> [DATA RECORDS]:
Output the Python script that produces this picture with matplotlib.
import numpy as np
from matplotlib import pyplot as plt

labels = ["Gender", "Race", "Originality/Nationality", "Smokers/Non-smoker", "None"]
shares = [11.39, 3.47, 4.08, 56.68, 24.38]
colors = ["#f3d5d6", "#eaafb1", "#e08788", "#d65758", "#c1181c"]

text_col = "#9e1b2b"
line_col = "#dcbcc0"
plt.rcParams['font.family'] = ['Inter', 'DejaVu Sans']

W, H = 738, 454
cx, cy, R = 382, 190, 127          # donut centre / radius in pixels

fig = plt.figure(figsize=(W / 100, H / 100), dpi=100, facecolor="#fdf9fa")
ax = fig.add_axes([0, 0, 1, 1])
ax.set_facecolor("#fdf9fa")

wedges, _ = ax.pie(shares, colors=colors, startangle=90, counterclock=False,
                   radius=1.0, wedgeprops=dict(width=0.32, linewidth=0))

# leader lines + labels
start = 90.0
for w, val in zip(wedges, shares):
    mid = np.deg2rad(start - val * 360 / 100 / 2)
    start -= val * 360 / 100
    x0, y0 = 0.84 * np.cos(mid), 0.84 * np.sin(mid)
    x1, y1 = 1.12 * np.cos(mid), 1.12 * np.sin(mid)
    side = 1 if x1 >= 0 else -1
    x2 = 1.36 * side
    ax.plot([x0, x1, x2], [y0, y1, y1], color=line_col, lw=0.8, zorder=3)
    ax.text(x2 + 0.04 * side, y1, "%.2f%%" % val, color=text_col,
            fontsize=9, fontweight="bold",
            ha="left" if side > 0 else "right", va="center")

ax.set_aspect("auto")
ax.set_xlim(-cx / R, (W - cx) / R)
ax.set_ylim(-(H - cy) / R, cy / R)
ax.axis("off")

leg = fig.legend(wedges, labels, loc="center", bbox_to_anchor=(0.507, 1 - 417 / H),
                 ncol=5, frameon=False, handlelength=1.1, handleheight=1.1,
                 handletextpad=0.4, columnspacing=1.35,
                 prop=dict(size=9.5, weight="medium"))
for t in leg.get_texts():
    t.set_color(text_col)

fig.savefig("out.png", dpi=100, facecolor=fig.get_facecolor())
...
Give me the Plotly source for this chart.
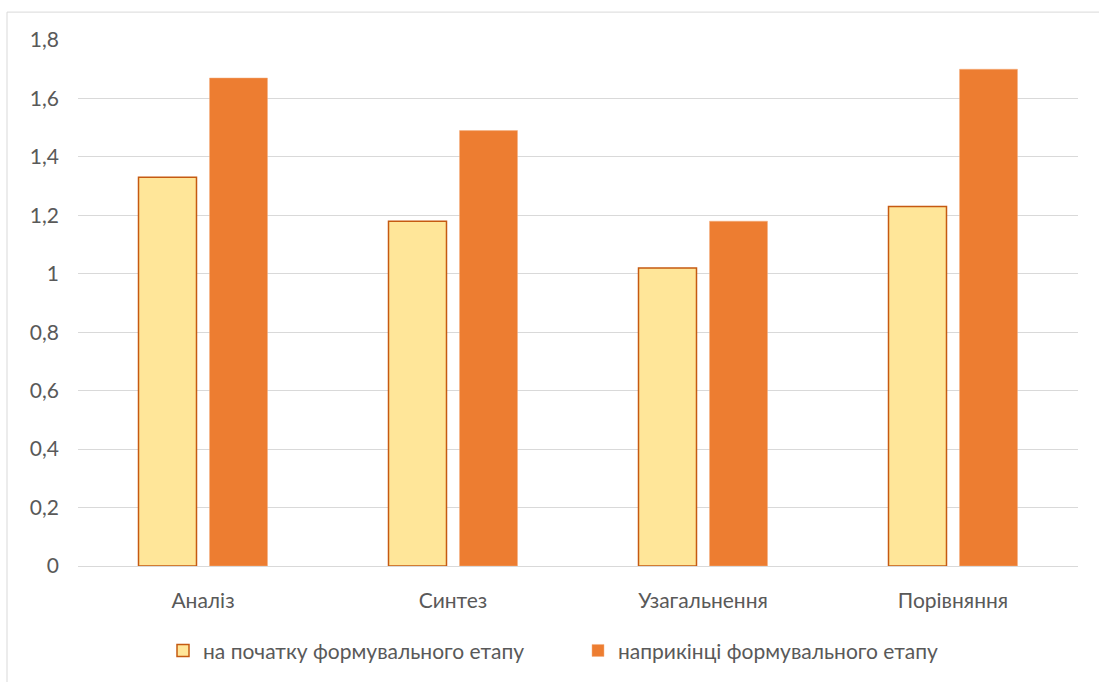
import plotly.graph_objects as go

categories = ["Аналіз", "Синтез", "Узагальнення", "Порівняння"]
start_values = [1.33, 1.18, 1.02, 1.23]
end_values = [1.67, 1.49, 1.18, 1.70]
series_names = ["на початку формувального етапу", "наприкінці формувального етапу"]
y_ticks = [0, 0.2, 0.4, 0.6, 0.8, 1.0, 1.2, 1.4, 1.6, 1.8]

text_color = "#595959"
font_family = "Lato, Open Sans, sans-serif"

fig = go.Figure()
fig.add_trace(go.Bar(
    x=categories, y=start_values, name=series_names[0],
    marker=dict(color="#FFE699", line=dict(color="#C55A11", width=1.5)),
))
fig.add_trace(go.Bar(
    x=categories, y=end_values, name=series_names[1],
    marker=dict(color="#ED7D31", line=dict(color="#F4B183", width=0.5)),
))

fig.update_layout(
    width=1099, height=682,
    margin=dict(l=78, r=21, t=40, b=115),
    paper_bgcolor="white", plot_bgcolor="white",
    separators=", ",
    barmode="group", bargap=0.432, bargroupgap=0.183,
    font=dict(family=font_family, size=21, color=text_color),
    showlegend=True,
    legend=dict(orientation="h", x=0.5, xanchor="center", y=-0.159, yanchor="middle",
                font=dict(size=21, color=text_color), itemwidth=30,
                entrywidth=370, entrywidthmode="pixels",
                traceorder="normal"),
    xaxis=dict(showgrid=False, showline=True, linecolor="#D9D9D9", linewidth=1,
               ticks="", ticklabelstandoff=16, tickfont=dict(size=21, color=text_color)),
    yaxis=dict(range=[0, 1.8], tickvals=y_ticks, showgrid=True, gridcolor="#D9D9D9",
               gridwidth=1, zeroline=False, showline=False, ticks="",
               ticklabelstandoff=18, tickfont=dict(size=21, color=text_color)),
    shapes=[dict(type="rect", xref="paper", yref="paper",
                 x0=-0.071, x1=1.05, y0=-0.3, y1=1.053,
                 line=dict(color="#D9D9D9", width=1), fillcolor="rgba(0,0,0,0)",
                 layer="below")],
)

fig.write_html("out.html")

> [JOB]: Exactly and exclusively, reproduce the lines that start at the line containing "Output the Python" and end at the line containing "from matplotlib import pyplot as plt", inclusive of both.

> [ANSWER]:
Output the Python script that produces this picture with matplotlib.
import numpy as np
from matplotlib import pyplot as plt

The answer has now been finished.